-- Data shown start --

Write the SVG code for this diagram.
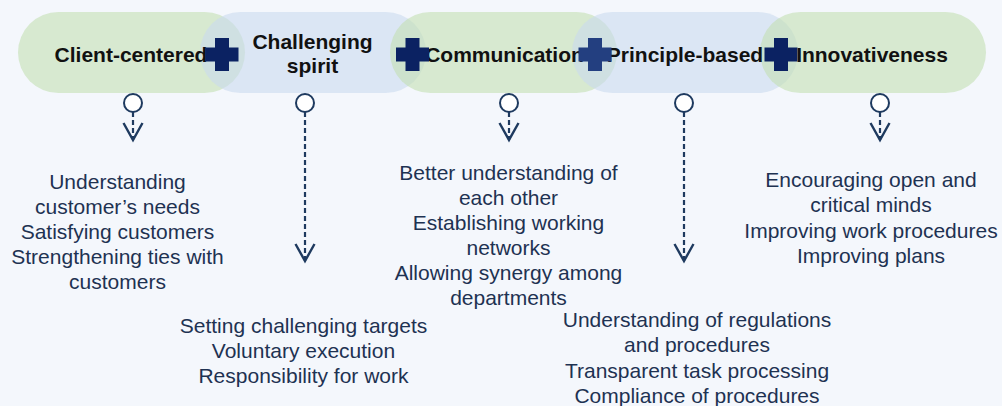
<svg xmlns="http://www.w3.org/2000/svg" width="1002" height="406" viewBox="0 0 1002 406">
  <style>
    .bg { fill: #f4f7fc; }
    .pill-g { fill: #c3dfb3; fill-opacity: 0.6; }
    .pill-b { fill: #c9daef; fill-opacity: 0.6; }
    .label { font-family: "Liberation Sans", Arial, sans-serif; font-size: 21px; font-weight: bold; fill: #111111; text-anchor: middle; }
    .body { font-family: "Liberation Sans", Arial, sans-serif; font-size: 21px; fill: #1e3252; text-anchor: middle; }
    .plus { fill: #0b2262; }
    .plus-light { fill: #233f80; }
    .dash { stroke: #1e3a5f; stroke-width: 2.2; stroke-dasharray: 5 3; fill: none; }
    .knob { fill: #ffffff; stroke: #1e3a5f; stroke-width: 2; }
    .chev { stroke: #1e3a5f; stroke-width: 2.4; fill: none; stroke-linejoin: miter; }
  </style>
  <defs>
    <path id="plusShape" d="M-7,-16.5 H7 V-7 H16.5 V7 H7 V16.5 H-7 V7 H-16.5 V-7 H-7 Z"/>
  </defs>

  <rect class="bg" x="0" y="0" width="1002" height="406"/>

  <!-- value pills -->
  <g id="node-client">
    <rect class="pill-g" x="18" y="12" width="227" height="81" rx="40.5"/>
  </g>
  <g id="node-challenging">
    <rect class="pill-b" x="200" y="12" width="226" height="81" rx="40.5"/>
  </g>
  <g id="node-communication">
    <rect class="pill-g" x="390" y="12" width="227" height="81" rx="40.5"/>
  </g>
  <g id="node-principle">
    <rect class="pill-b" x="572" y="12" width="226" height="81" rx="40.5"/>
  </g>
  <g id="node-innovativeness">
    <rect class="pill-g" x="760" y="12" width="226" height="81" rx="40.5"/>
  </g>

  <!-- pill titles -->
  <g id="titles">
    <text class="label" x="131" y="62">Client-centered</text>
    <text class="label" x="312.5" y="49">Challenging</text>
    <text class="label" x="312.5" y="73">spirit</text>
    <text class="label" x="504.5" y="62">Communication</text>
    <text class="label" x="685" y="62">Principle-based</text>
    <text class="label" x="872" y="62">Innovativeness</text>
  </g>

  <!-- plus joints -->
  <g id="joints">
    <use href="#plusShape" class="plus" x="222" y="54.5"/>
    <use href="#plusShape" class="plus" x="412.5" y="54.5"/>
    <use href="#plusShape" class="plus-light" x="595" y="54.5"/>
    <use href="#plusShape" class="plus" x="781" y="54.5"/>
  </g>

  <!-- connectors -->
  <g id="connectors">
    <line class="dash" x1="133" y1="112" x2="133" y2="140"/>
    <polyline class="chev" points="123.5,123 133,140 142.5,123"/>
    <circle class="knob" cx="133" cy="103" r="9"/>

    <line class="dash" x1="305" y1="112" x2="305" y2="261"/>
    <polyline class="chev" points="295.5,244 305,261 314.5,244"/>
    <circle class="knob" cx="305" cy="103" r="9"/>

    <line class="dash" x1="509" y1="112" x2="509" y2="140"/>
    <polyline class="chev" points="499.5,123 509,140 518.5,123"/>
    <circle class="knob" cx="509" cy="103" r="9"/>

    <line class="dash" x1="684" y1="112" x2="684" y2="261"/>
    <polyline class="chev" points="674.5,244 684,261 693.5,244"/>
    <circle class="knob" cx="684" cy="103" r="9"/>

    <line class="dash" x1="880" y1="112" x2="880" y2="140"/>
    <polyline class="chev" points="870.5,123 880,140 889.5,123"/>
    <circle class="knob" cx="880" cy="103" r="9"/>
  </g>

  <!-- descriptions -->
  <g id="desc-client">
    <text class="body" x="117.5" y="189">Understanding</text>
    <text class="body" x="117.5" y="214">customer’s needs</text>
    <text class="body" x="117.5" y="239">Satisfying customers</text>
    <text class="body" x="117.5" y="264">Strengthening ties with</text>
    <text class="body" x="117.5" y="289">customers</text>
  </g>
  <g id="desc-challenging">
    <text class="body" x="303.5" y="333">Setting challenging targets</text>
    <text class="body" x="303.5" y="358">Voluntary execution</text>
    <text class="body" x="303.5" y="383">Responsibility for work</text>
  </g>
  <g id="desc-communication">
    <text class="body" x="508.5" y="180">Better understanding of</text>
    <text class="body" x="508.5" y="205">each other</text>
    <text class="body" x="508.5" y="230">Establishing working</text>
    <text class="body" x="508.5" y="255">networks</text>
    <text class="body" x="508.5" y="280">Allowing synergy among</text>
    <text class="body" x="508.5" y="305">departments</text>
  </g>
  <g id="desc-principle">
    <text class="body" x="697" y="327">Understanding of regulations</text>
    <text class="body" x="697" y="352">and procedures</text>
    <text class="body" x="697" y="378">Transparent task processing</text>
    <text class="body" x="697" y="403">Compliance of procedures</text>
  </g>
  <g id="desc-innovativeness">
    <text class="body" x="871" y="187">Encouraging open and</text>
    <text class="body" x="871" y="212">critical minds</text>
    <text class="body" x="871" y="238">Improving work procedures</text>
    <text class="body" x="871" y="263">Improving plans</text>
  </g>
</svg>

-- Data shown end --

Except for the pictures, give all the material above again verbatim.

Write the SVG code for this diagram.
<svg xmlns="http://www.w3.org/2000/svg" width="1002" height="406" viewBox="0 0 1002 406">
  <style>
    .bg { fill: #f4f7fc; }
    .pill-g { fill: #c3dfb3; fill-opacity: 0.6; }
    .pill-b { fill: #c9daef; fill-opacity: 0.6; }
    .label { font-family: "Liberation Sans", Arial, sans-serif; font-size: 21px; font-weight: bold; fill: #111111; text-anchor: middle; }
    .body { font-family: "Liberation Sans", Arial, sans-serif; font-size: 21px; fill: #1e3252; text-anchor: middle; }
    .plus { fill: #0b2262; }
    .plus-light { fill: #233f80; }
    .dash { stroke: #1e3a5f; stroke-width: 2.2; stroke-dasharray: 5 3; fill: none; }
    .knob { fill: #ffffff; stroke: #1e3a5f; stroke-width: 2; }
    .chev { stroke: #1e3a5f; stroke-width: 2.4; fill: none; stroke-linejoin: miter; }
  </style>
  <defs>
    <path id="plusShape" d="M-7,-16.5 H7 V-7 H16.5 V7 H7 V16.5 H-7 V7 H-16.5 V-7 H-7 Z"/>
  </defs>

  <rect class="bg" x="0" y="0" width="1002" height="406"/>

  <!-- value pills -->
  <g id="node-client">
    <rect class="pill-g" x="18" y="12" width="227" height="81" rx="40.5"/>
  </g>
  <g id="node-challenging">
    <rect class="pill-b" x="200" y="12" width="226" height="81" rx="40.5"/>
  </g>
  <g id="node-communication">
    <rect class="pill-g" x="390" y="12" width="227" height="81" rx="40.5"/>
  </g>
  <g id="node-principle">
    <rect class="pill-b" x="572" y="12" width="226" height="81" rx="40.5"/>
  </g>
  <g id="node-innovativeness">
    <rect class="pill-g" x="760" y="12" width="226" height="81" rx="40.5"/>
  </g>

  <!-- pill titles -->
  <g id="titles">
    <text class="label" x="131" y="62">Client-centered</text>
    <text class="label" x="312.5" y="49">Challenging</text>
    <text class="label" x="312.5" y="73">spirit</text>
    <text class="label" x="504.5" y="62">Communication</text>
    <text class="label" x="685" y="62">Principle-based</text>
    <text class="label" x="872" y="62">Innovativeness</text>
  </g>

  <!-- plus joints -->
  <g id="joints">
    <use href="#plusShape" class="plus" x="222" y="54.5"/>
    <use href="#plusShape" class="plus" x="412.5" y="54.5"/>
    <use href="#plusShape" class="plus-light" x="595" y="54.5"/>
    <use href="#plusShape" class="plus" x="781" y="54.5"/>
  </g>

  <!-- connectors -->
  <g id="connectors">
    <line class="dash" x1="133" y1="112" x2="133" y2="140"/>
    <polyline class="chev" points="123.5,123 133,140 142.5,123"/>
    <circle class="knob" cx="133" cy="103" r="9"/>

    <line class="dash" x1="305" y1="112" x2="305" y2="261"/>
    <polyline class="chev" points="295.5,244 305,261 314.5,244"/>
    <circle class="knob" cx="305" cy="103" r="9"/>

    <line class="dash" x1="509" y1="112" x2="509" y2="140"/>
    <polyline class="chev" points="499.5,123 509,140 518.5,123"/>
    <circle class="knob" cx="509" cy="103" r="9"/>

    <line class="dash" x1="684" y1="112" x2="684" y2="261"/>
    <polyline class="chev" points="674.5,244 684,261 693.5,244"/>
    <circle class="knob" cx="684" cy="103" r="9"/>

    <line class="dash" x1="880" y1="112" x2="880" y2="140"/>
    <polyline class="chev" points="870.5,123 880,140 889.5,123"/>
    <circle class="knob" cx="880" cy="103" r="9"/>
  </g>

  <!-- descriptions -->
  <g id="desc-client">
    <text class="body" x="117.5" y="189">Understanding</text>
    <text class="body" x="117.5" y="214">customer’s needs</text>
    <text class="body" x="117.5" y="239">Satisfying customers</text>
    <text class="body" x="117.5" y="264">Strengthening ties with</text>
    <text class="body" x="117.5" y="289">customers</text>
  </g>
  <g id="desc-challenging">
    <text class="body" x="303.5" y="333">Setting challenging targets</text>
    <text class="body" x="303.5" y="358">Voluntary execution</text>
    <text class="body" x="303.5" y="383">Responsibility for work</text>
  </g>
  <g id="desc-communication">
    <text class="body" x="508.5" y="180">Better understanding of</text>
    <text class="body" x="508.5" y="205">each other</text>
    <text class="body" x="508.5" y="230">Establishing working</text>
    <text class="body" x="508.5" y="255">networks</text>
    <text class="body" x="508.5" y="280">Allowing synergy among</text>
    <text class="body" x="508.5" y="305">departments</text>
  </g>
  <g id="desc-principle">
    <text class="body" x="697" y="327">Understanding of regulations</text>
    <text class="body" x="697" y="352">and procedures</text>
    <text class="body" x="697" y="378">Transparent task processing</text>
    <text class="body" x="697" y="403">Compliance of procedures</text>
  </g>
  <g id="desc-innovativeness">
    <text class="body" x="871" y="187">Encouraging open and</text>
    <text class="body" x="871" y="212">critical minds</text>
    <text class="body" x="871" y="238">Improving work procedures</text>
    <text class="body" x="871" y="263">Improving plans</text>
  </g>
</svg>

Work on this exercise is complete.